=== DATA EXCERPT ===
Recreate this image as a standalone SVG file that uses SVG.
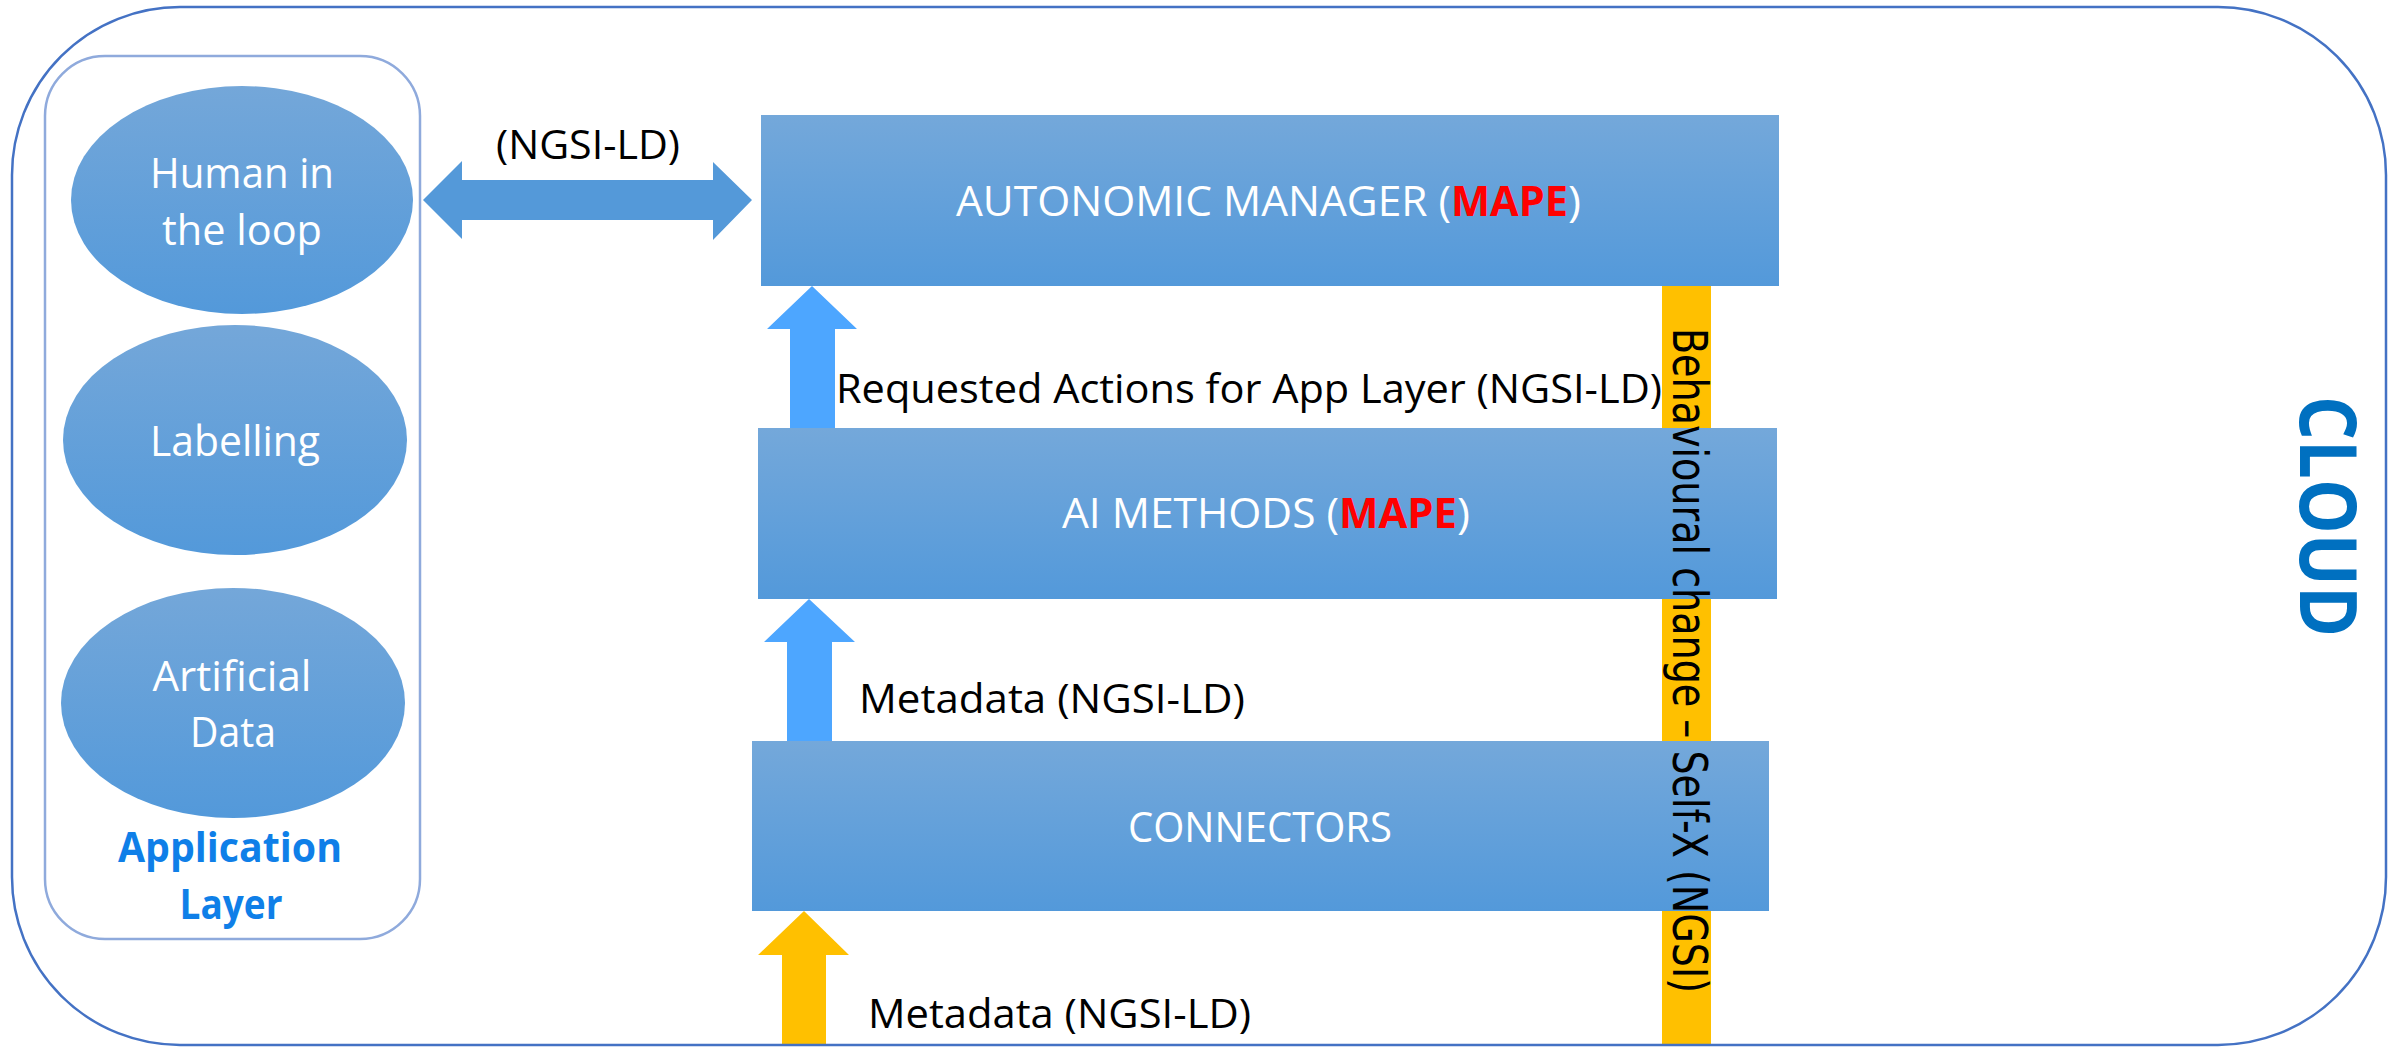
<svg xmlns="http://www.w3.org/2000/svg" width="2389" height="1047" viewBox="0 0 2389 1047">
<style>
.box{fill:url(#gBox);}
.ell{fill:url(#gEll);}
.wt{fill:#ffffff;font-family:"Open Sans","Liberation Sans",sans-serif;font-size:42px;}
.bt{fill:#000000;font-family:"Open Sans","Liberation Sans",sans-serif;font-size:41px;}
.red{fill:#ff0000;font-weight:bold;}
.app{fill:#0F7FE8;font-family:"Open Sans","Liberation Sans",sans-serif;font-size:42px;font-weight:bold;}
</style>
<defs>
<linearGradient id="gBox" x1="0" y1="0" x2="0" y2="1">
<stop offset="0" stop-color="#74A8DA"/>
<stop offset="1" stop-color="#5399DA"/>
</linearGradient>
<linearGradient id="gEll" x1="0" y1="0" x2="0" y2="1">
<stop offset="0" stop-color="#74A7D9"/>
<stop offset="1" stop-color="#5399DA"/>
</linearGradient>
</defs>
<rect x="0" y="0" width="2389" height="1047" fill="#ffffff"/>

<g id="app-layer">
<rect x="45" y="56" width="375" height="883" rx="60" ry="60" fill="none" stroke="#8FAADC" stroke-width="2.5"/>
<text class="app" x="230" y="862" text-anchor="middle" textLength="224" lengthAdjust="spacingAndGlyphs">Application</text>
<text class="app" x="231" y="919" text-anchor="middle" textLength="103" lengthAdjust="spacingAndGlyphs">Layer</text>
</g>

<g id="human-in-the-loop">
<ellipse class="ell" cx="242" cy="200" rx="171" ry="114"/>
<text class="wt" x="242" y="188" text-anchor="middle" textLength="184" lengthAdjust="spacingAndGlyphs">Human in</text>
<text class="wt" x="242" y="245" text-anchor="middle" textLength="160" lengthAdjust="spacingAndGlyphs">the loop</text>
</g>

<g id="labelling">
<ellipse class="ell" cx="235" cy="440" rx="172" ry="115"/>
<text class="wt" x="235" y="456" text-anchor="middle" textLength="170" lengthAdjust="spacingAndGlyphs">Labelling</text>
</g>

<g id="artificial-data">
<ellipse class="ell" cx="233" cy="703" rx="172" ry="115"/>
<text class="wt" x="232" y="691" text-anchor="middle" textLength="159" lengthAdjust="spacingAndGlyphs">Artificial</text>
<text class="wt" x="233" y="747" text-anchor="middle" textLength="86" lengthAdjust="spacingAndGlyphs">Data</text>
</g>

<g id="behavioural-bar">
<rect x="1662" y="286" width="49" height="760" fill="#FFC000"/>
</g>

<g id="autonomic-manager">
<rect class="box" x="761" y="115" width="1018" height="171"/>
<text class="wt" y="216" font-size="41"><tspan x="956" textLength="495" lengthAdjust="spacingAndGlyphs">AUTONOMIC MANAGER (</tspan><tspan class="red" x="1451" textLength="117" lengthAdjust="spacingAndGlyphs">MAPE</tspan><tspan x="1568" textLength="13" lengthAdjust="spacingAndGlyphs">)</tspan></text>
</g>

<g id="ai-methods">
<rect class="box" x="758" y="428" width="1019" height="171"/>
<text class="wt" y="528" font-size="41"><tspan x="1062" textLength="277" lengthAdjust="spacingAndGlyphs">AI METHODS (</tspan><tspan class="red" x="1339" textLength="118" lengthAdjust="spacingAndGlyphs">MAPE</tspan><tspan x="1457" textLength="13" lengthAdjust="spacingAndGlyphs">)</tspan></text>
</g>

<g id="connectors-box">
<rect class="box" x="752" y="741" width="1017" height="170"/>
<text class="wt" x="1128" y="842" font-size="41" textLength="264" lengthAdjust="spacingAndGlyphs">CONNECTORS</text>
</g>

<g id="connectors">
<polygon points="423,200 462,161 462,180 713,180 713,162 752,200 713,240 713,220 462,220 462,239" fill="#5499D9"/>
<polygon points="812,286 857,329 835,329 835,428 790,428 790,329 767,329" fill="#4DA6FF"/>
<polygon points="809,599 855,642 832,642 832,741 787,741 787,642 764,642" fill="#4DA6FF"/>
<polygon points="804,911 849,955 826,955 826,1046 782,1046 782,955 758,955" fill="#FFC000"/>
<text class="bt" x="496" y="159" font-size="42" textLength="184" lengthAdjust="spacingAndGlyphs">(NGSI-LD)</text>
<text class="bt" x="836" y="403" textLength="826" lengthAdjust="spacingAndGlyphs">Requested Actions for App Layer (NGSI-LD)</text>
<text class="bt" x="859" y="713" textLength="386" lengthAdjust="spacingAndGlyphs">Metadata (NGSI-LD)</text>
<text class="bt" x="868" y="1028" textLength="383" lengthAdjust="spacingAndGlyphs">Metadata (NGSI-LD)</text>
<text transform="translate(1673,328) rotate(90)" x="0" y="0" fill="#000000" font-family="'DejaVu Sans',Verdana,sans-serif" font-size="48" textLength="665" lengthAdjust="spacingAndGlyphs">Behavioural change – Self-X (NGSI)</text>
</g>

<g id="cloud">
<rect x="12" y="7" width="2374" height="1038" rx="168" ry="168" fill="none" stroke="#4472C4" stroke-width="2.5"/>
<text transform="translate(2300,396) rotate(90)" x="0" y="0" fill="#0070C0" font-family="'Open Sans','Liberation Sans',sans-serif" font-size="78" font-weight="bold" textLength="241" lengthAdjust="spacingAndGlyphs">CLOUD</text>
</g>
</svg>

=== WORK INSTRUCTIONS ===
Without the pictures, retype the whole of the material above exactly.

=== FINISHED ANSWER ===
Recreate this image as a standalone SVG file that uses SVG.
<svg xmlns="http://www.w3.org/2000/svg" width="2389" height="1047" viewBox="0 0 2389 1047">
<style>
.box{fill:url(#gBox);}
.ell{fill:url(#gEll);}
.wt{fill:#ffffff;font-family:"Open Sans","Liberation Sans",sans-serif;font-size:42px;}
.bt{fill:#000000;font-family:"Open Sans","Liberation Sans",sans-serif;font-size:41px;}
.red{fill:#ff0000;font-weight:bold;}
.app{fill:#0F7FE8;font-family:"Open Sans","Liberation Sans",sans-serif;font-size:42px;font-weight:bold;}
</style>
<defs>
<linearGradient id="gBox" x1="0" y1="0" x2="0" y2="1">
<stop offset="0" stop-color="#74A8DA"/>
<stop offset="1" stop-color="#5399DA"/>
</linearGradient>
<linearGradient id="gEll" x1="0" y1="0" x2="0" y2="1">
<stop offset="0" stop-color="#74A7D9"/>
<stop offset="1" stop-color="#5399DA"/>
</linearGradient>
</defs>
<rect x="0" y="0" width="2389" height="1047" fill="#ffffff"/>

<g id="app-layer">
<rect x="45" y="56" width="375" height="883" rx="60" ry="60" fill="none" stroke="#8FAADC" stroke-width="2.5"/>
<text class="app" x="230" y="862" text-anchor="middle" textLength="224" lengthAdjust="spacingAndGlyphs">Application</text>
<text class="app" x="231" y="919" text-anchor="middle" textLength="103" lengthAdjust="spacingAndGlyphs">Layer</text>
</g>

<g id="human-in-the-loop">
<ellipse class="ell" cx="242" cy="200" rx="171" ry="114"/>
<text class="wt" x="242" y="188" text-anchor="middle" textLength="184" lengthAdjust="spacingAndGlyphs">Human in</text>
<text class="wt" x="242" y="245" text-anchor="middle" textLength="160" lengthAdjust="spacingAndGlyphs">the loop</text>
</g>

<g id="labelling">
<ellipse class="ell" cx="235" cy="440" rx="172" ry="115"/>
<text class="wt" x="235" y="456" text-anchor="middle" textLength="170" lengthAdjust="spacingAndGlyphs">Labelling</text>
</g>

<g id="artificial-data">
<ellipse class="ell" cx="233" cy="703" rx="172" ry="115"/>
<text class="wt" x="232" y="691" text-anchor="middle" textLength="159" lengthAdjust="spacingAndGlyphs">Artificial</text>
<text class="wt" x="233" y="747" text-anchor="middle" textLength="86" lengthAdjust="spacingAndGlyphs">Data</text>
</g>

<g id="behavioural-bar">
<rect x="1662" y="286" width="49" height="760" fill="#FFC000"/>
</g>

<g id="autonomic-manager">
<rect class="box" x="761" y="115" width="1018" height="171"/>
<text class="wt" y="216" font-size="41"><tspan x="956" textLength="495" lengthAdjust="spacingAndGlyphs">AUTONOMIC MANAGER (</tspan><tspan class="red" x="1451" textLength="117" lengthAdjust="spacingAndGlyphs">MAPE</tspan><tspan x="1568" textLength="13" lengthAdjust="spacingAndGlyphs">)</tspan></text>
</g>

<g id="ai-methods">
<rect class="box" x="758" y="428" width="1019" height="171"/>
<text class="wt" y="528" font-size="41"><tspan x="1062" textLength="277" lengthAdjust="spacingAndGlyphs">AI METHODS (</tspan><tspan class="red" x="1339" textLength="118" lengthAdjust="spacingAndGlyphs">MAPE</tspan><tspan x="1457" textLength="13" lengthAdjust="spacingAndGlyphs">)</tspan></text>
</g>

<g id="connectors-box">
<rect class="box" x="752" y="741" width="1017" height="170"/>
<text class="wt" x="1128" y="842" font-size="41" textLength="264" lengthAdjust="spacingAndGlyphs">CONNECTORS</text>
</g>

<g id="connectors">
<polygon points="423,200 462,161 462,180 713,180 713,162 752,200 713,240 713,220 462,220 462,239" fill="#5499D9"/>
<polygon points="812,286 857,329 835,329 835,428 790,428 790,329 767,329" fill="#4DA6FF"/>
<polygon points="809,599 855,642 832,642 832,741 787,741 787,642 764,642" fill="#4DA6FF"/>
<polygon points="804,911 849,955 826,955 826,1046 782,1046 782,955 758,955" fill="#FFC000"/>
<text class="bt" x="496" y="159" font-size="42" textLength="184" lengthAdjust="spacingAndGlyphs">(NGSI-LD)</text>
<text class="bt" x="836" y="403" textLength="826" lengthAdjust="spacingAndGlyphs">Requested Actions for App Layer (NGSI-LD)</text>
<text class="bt" x="859" y="713" textLength="386" lengthAdjust="spacingAndGlyphs">Metadata (NGSI-LD)</text>
<text class="bt" x="868" y="1028" textLength="383" lengthAdjust="spacingAndGlyphs">Metadata (NGSI-LD)</text>
<text transform="translate(1673,328) rotate(90)" x="0" y="0" fill="#000000" font-family="'DejaVu Sans',Verdana,sans-serif" font-size="48" textLength="665" lengthAdjust="spacingAndGlyphs">Behavioural change – Self-X (NGSI)</text>
</g>

<g id="cloud">
<rect x="12" y="7" width="2374" height="1038" rx="168" ry="168" fill="none" stroke="#4472C4" stroke-width="2.5"/>
<text transform="translate(2300,396) rotate(90)" x="0" y="0" fill="#0070C0" font-family="'Open Sans','Liberation Sans',sans-serif" font-size="78" font-weight="bold" textLength="241" lengthAdjust="spacingAndGlyphs">CLOUD</text>
</g>
</svg>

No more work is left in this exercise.